• _PROBLEM DESCRIPTION_
Transcribe each line of the material as it is, and drop any picture.
---------- RECORDED DATA ----------
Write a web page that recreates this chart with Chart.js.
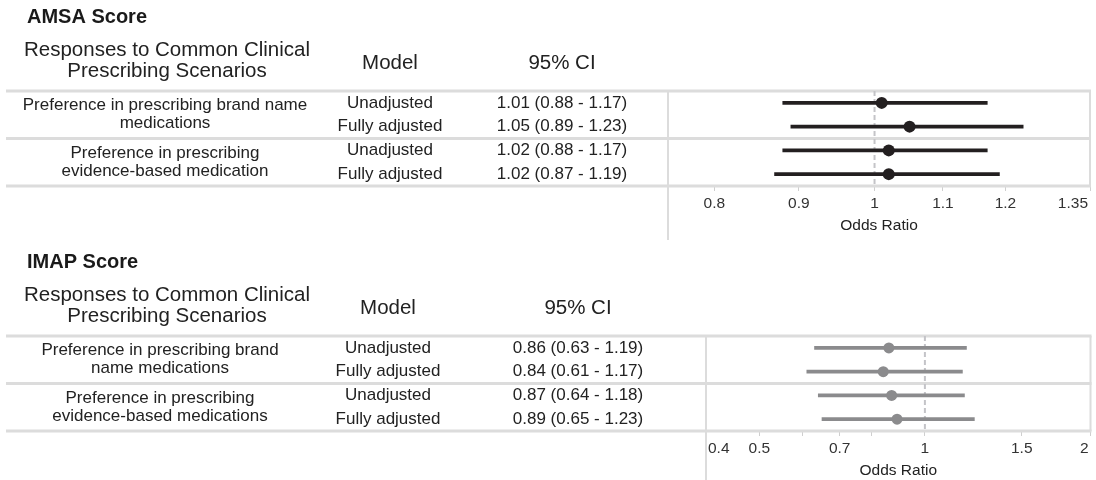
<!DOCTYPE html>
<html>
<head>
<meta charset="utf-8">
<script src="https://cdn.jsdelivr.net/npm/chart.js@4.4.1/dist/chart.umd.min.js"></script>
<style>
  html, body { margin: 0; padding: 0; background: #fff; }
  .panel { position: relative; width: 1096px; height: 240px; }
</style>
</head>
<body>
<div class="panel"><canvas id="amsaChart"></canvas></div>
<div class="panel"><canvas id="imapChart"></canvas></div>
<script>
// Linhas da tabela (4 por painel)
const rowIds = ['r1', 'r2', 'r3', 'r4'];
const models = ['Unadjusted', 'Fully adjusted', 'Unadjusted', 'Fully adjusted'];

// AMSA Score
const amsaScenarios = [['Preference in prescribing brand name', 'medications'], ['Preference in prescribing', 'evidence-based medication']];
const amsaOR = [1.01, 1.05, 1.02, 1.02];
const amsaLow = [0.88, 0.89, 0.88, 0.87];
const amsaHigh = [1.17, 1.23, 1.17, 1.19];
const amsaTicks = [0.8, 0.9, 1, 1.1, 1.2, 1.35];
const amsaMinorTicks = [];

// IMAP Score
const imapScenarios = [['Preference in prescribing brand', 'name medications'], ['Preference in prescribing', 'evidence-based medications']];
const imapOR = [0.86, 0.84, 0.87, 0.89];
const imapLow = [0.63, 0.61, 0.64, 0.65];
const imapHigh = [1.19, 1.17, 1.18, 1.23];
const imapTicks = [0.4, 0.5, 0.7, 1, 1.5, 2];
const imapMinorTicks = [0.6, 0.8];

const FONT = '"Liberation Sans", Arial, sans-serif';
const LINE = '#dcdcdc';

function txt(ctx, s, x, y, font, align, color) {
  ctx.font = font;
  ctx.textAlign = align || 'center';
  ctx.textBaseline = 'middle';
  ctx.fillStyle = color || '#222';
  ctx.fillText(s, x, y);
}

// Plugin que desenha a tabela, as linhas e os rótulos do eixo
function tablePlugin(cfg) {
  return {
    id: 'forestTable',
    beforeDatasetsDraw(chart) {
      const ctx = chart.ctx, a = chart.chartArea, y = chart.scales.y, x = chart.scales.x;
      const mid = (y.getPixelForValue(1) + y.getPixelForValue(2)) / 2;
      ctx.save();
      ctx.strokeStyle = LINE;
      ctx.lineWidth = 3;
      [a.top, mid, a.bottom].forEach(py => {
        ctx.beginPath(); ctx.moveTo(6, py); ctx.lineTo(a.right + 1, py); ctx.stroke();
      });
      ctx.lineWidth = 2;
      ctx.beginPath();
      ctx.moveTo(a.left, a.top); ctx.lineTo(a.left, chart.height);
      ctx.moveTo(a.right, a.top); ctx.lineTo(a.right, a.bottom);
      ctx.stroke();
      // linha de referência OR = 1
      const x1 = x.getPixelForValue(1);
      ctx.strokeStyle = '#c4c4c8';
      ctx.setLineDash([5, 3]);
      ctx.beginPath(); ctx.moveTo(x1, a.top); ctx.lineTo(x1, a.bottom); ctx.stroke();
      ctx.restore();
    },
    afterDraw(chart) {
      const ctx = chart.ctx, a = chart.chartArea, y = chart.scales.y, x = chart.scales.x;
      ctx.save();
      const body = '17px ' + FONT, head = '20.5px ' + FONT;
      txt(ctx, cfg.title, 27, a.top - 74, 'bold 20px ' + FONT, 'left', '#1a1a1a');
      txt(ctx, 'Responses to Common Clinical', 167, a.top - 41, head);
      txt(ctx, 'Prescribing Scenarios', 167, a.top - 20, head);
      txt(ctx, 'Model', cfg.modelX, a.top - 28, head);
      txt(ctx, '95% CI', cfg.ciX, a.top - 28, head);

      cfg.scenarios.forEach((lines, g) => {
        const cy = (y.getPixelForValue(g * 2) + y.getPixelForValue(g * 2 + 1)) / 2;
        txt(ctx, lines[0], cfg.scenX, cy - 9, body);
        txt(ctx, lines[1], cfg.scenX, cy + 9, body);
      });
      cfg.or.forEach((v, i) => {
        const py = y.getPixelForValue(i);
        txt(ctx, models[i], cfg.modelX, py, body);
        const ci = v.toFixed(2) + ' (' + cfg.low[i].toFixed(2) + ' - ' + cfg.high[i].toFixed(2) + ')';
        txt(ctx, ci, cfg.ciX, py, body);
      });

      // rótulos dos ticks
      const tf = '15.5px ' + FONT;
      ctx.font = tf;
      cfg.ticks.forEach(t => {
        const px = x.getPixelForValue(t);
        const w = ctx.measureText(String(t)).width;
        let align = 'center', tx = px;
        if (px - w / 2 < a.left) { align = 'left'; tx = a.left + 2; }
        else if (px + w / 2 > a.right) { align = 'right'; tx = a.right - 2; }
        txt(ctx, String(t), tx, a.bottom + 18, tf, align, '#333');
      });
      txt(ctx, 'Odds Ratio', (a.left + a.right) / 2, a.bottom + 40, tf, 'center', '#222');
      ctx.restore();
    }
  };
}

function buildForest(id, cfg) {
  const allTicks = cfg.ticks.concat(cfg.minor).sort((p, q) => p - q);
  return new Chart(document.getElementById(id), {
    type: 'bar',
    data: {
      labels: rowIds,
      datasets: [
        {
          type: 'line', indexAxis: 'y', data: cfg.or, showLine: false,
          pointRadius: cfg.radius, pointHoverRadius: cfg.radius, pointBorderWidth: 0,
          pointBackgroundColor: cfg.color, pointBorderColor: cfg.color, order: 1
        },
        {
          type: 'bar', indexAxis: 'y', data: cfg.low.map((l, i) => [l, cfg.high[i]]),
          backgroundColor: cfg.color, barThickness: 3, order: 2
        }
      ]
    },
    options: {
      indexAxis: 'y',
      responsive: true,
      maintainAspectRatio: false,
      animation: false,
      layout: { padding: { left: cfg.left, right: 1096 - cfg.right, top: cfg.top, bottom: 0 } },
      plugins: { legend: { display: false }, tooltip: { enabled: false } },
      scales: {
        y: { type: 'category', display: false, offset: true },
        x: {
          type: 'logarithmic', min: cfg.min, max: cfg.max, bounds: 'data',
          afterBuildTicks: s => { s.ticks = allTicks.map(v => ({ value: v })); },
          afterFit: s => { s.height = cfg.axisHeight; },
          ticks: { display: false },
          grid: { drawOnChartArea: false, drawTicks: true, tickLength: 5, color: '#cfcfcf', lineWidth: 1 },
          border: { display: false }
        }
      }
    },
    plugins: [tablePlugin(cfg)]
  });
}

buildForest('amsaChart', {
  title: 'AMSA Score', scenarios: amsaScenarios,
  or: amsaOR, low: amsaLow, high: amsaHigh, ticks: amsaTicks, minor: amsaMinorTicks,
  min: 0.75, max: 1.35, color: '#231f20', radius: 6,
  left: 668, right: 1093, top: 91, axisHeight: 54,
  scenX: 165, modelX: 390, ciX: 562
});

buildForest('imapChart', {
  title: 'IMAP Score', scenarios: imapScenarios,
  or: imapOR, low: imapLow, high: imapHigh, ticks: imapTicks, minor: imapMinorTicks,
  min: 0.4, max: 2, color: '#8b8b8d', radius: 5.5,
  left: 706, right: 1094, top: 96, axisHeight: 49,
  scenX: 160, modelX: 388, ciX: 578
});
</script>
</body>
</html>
----------
• _WRITTEN ANSWER_
Write a web page that recreates this chart with Chart.js.
<!DOCTYPE html>
<html>
<head>
<meta charset="utf-8">
<script src="https://cdn.jsdelivr.net/npm/chart.js@4.4.1/dist/chart.umd.min.js"></script>
<style>
  html, body { margin: 0; padding: 0; background: #fff; }
  .panel { position: relative; width: 1096px; height: 240px; }
</style>
</head>
<body>
<div class="panel"><canvas id="amsaChart"></canvas></div>
<div class="panel"><canvas id="imapChart"></canvas></div>
<script>
// Linhas da tabela (4 por painel)
const rowIds = ['r1', 'r2', 'r3', 'r4'];
const models = ['Unadjusted', 'Fully adjusted', 'Unadjusted', 'Fully adjusted'];

// AMSA Score
const amsaScenarios = [['Preference in prescribing brand name', 'medications'], ['Preference in prescribing', 'evidence-based medication']];
const amsaOR = [1.01, 1.05, 1.02, 1.02];
const amsaLow = [0.88, 0.89, 0.88, 0.87];
const amsaHigh = [1.17, 1.23, 1.17, 1.19];
const amsaTicks = [0.8, 0.9, 1, 1.1, 1.2, 1.35];
const amsaMinorTicks = [];

// IMAP Score
const imapScenarios = [['Preference in prescribing brand', 'name medications'], ['Preference in prescribing', 'evidence-based medications']];
const imapOR = [0.86, 0.84, 0.87, 0.89];
const imapLow = [0.63, 0.61, 0.64, 0.65];
const imapHigh = [1.19, 1.17, 1.18, 1.23];
const imapTicks = [0.4, 0.5, 0.7, 1, 1.5, 2];
const imapMinorTicks = [0.6, 0.8];

const FONT = '"Liberation Sans", Arial, sans-serif';
const LINE = '#dcdcdc';

function txt(ctx, s, x, y, font, align, color) {
  ctx.font = font;
  ctx.textAlign = align || 'center';
  ctx.textBaseline = 'middle';
  ctx.fillStyle = color || '#222';
  ctx.fillText(s, x, y);
}

// Plugin que desenha a tabela, as linhas e os rótulos do eixo
function tablePlugin(cfg) {
  return {
    id: 'forestTable',
    beforeDatasetsDraw(chart) {
      const ctx = chart.ctx, a = chart.chartArea, y = chart.scales.y, x = chart.scales.x;
      const mid = (y.getPixelForValue(1) + y.getPixelForValue(2)) / 2;
      ctx.save();
      ctx.strokeStyle = LINE;
      ctx.lineWidth = 3;
      [a.top, mid, a.bottom].forEach(py => {
        ctx.beginPath(); ctx.moveTo(6, py); ctx.lineTo(a.right + 1, py); ctx.stroke();
      });
      ctx.lineWidth = 2;
      ctx.beginPath();
      ctx.moveTo(a.left, a.top); ctx.lineTo(a.left, chart.height);
      ctx.moveTo(a.right, a.top); ctx.lineTo(a.right, a.bottom);
      ctx.stroke();
      // linha de referência OR = 1
      const x1 = x.getPixelForValue(1);
      ctx.strokeStyle = '#c4c4c8';
      ctx.setLineDash([5, 3]);
      ctx.beginPath(); ctx.moveTo(x1, a.top); ctx.lineTo(x1, a.bottom); ctx.stroke();
      ctx.restore();
    },
    afterDraw(chart) {
      const ctx = chart.ctx, a = chart.chartArea, y = chart.scales.y, x = chart.scales.x;
      ctx.save();
      const body = '17px ' + FONT, head = '20.5px ' + FONT;
      txt(ctx, cfg.title, 27, a.top - 74, 'bold 20px ' + FONT, 'left', '#1a1a1a');
      txt(ctx, 'Responses to Common Clinical', 167, a.top - 41, head);
      txt(ctx, 'Prescribing Scenarios', 167, a.top - 20, head);
      txt(ctx, 'Model', cfg.modelX, a.top - 28, head);
      txt(ctx, '95% CI', cfg.ciX, a.top - 28, head);

      cfg.scenarios.forEach((lines, g) => {
        const cy = (y.getPixelForValue(g * 2) + y.getPixelForValue(g * 2 + 1)) / 2;
        txt(ctx, lines[0], cfg.scenX, cy - 9, body);
        txt(ctx, lines[1], cfg.scenX, cy + 9, body);
      });
      cfg.or.forEach((v, i) => {
        const py = y.getPixelForValue(i);
        txt(ctx, models[i], cfg.modelX, py, body);
        const ci = v.toFixed(2) + ' (' + cfg.low[i].toFixed(2) + ' - ' + cfg.high[i].toFixed(2) + ')';
        txt(ctx, ci, cfg.ciX, py, body);
      });

      // rótulos dos ticks
      const tf = '15.5px ' + FONT;
      ctx.font = tf;
      cfg.ticks.forEach(t => {
        const px = x.getPixelForValue(t);
        const w = ctx.measureText(String(t)).width;
        let align = 'center', tx = px;
        if (px - w / 2 < a.left) { align = 'left'; tx = a.left + 2; }
        else if (px + w / 2 > a.right) { align = 'right'; tx = a.right - 2; }
        txt(ctx, String(t), tx, a.bottom + 18, tf, align, '#333');
      });
      txt(ctx, 'Odds Ratio', (a.left + a.right) / 2, a.bottom + 40, tf, 'center', '#222');
      ctx.restore();
    }
  };
}

function buildForest(id, cfg) {
  const allTicks = cfg.ticks.concat(cfg.minor).sort((p, q) => p - q);
  return new Chart(document.getElementById(id), {
    type: 'bar',
    data: {
      labels: rowIds,
      datasets: [
        {
          type: 'line', indexAxis: 'y', data: cfg.or, showLine: false,
          pointRadius: cfg.radius, pointHoverRadius: cfg.radius, pointBorderWidth: 0,
          pointBackgroundColor: cfg.color, pointBorderColor: cfg.color, order: 1
        },
        {
          type: 'bar', indexAxis: 'y', data: cfg.low.map((l, i) => [l, cfg.high[i]]),
          backgroundColor: cfg.color, barThickness: 3, order: 2
        }
      ]
    },
    options: {
      indexAxis: 'y',
      responsive: true,
      maintainAspectRatio: false,
      animation: false,
      layout: { padding: { left: cfg.left, right: 1096 - cfg.right, top: cfg.top, bottom: 0 } },
      plugins: { legend: { display: false }, tooltip: { enabled: false } },
      scales: {
        y: { type: 'category', display: false, offset: true },
        x: {
          type: 'logarithmic', min: cfg.min, max: cfg.max, bounds: 'data',
          afterBuildTicks: s => { s.ticks = allTicks.map(v => ({ value: v })); },
          afterFit: s => { s.height = cfg.axisHeight; },
          ticks: { display: false },
          grid: { drawOnChartArea: false, drawTicks: true, tickLength: 5, color: '#cfcfcf', lineWidth: 1 },
          border: { display: false }
        }
      }
    },
    plugins: [tablePlugin(cfg)]
  });
}

buildForest('amsaChart', {
  title: 'AMSA Score', scenarios: amsaScenarios,
  or: amsaOR, low: amsaLow, high: amsaHigh, ticks: amsaTicks, minor: amsaMinorTicks,
  min: 0.75, max: 1.35, color: '#231f20', radius: 6,
  left: 668, right: 1093, top: 91, axisHeight: 54,
  scenX: 165, modelX: 390, ciX: 562
});

buildForest('imapChart', {
  title: 'IMAP Score', scenarios: imapScenarios,
  or: imapOR, low: imapLow, high: imapHigh, ticks: imapTicks, minor: imapMinorTicks,
  min: 0.4, max: 2, color: '#8b8b8d', radius: 5.5,
  left: 706, right: 1094, top: 96, axisHeight: 49,
  scenX: 160, modelX: 388, ciX: 578
});
</script>
</body>
</html>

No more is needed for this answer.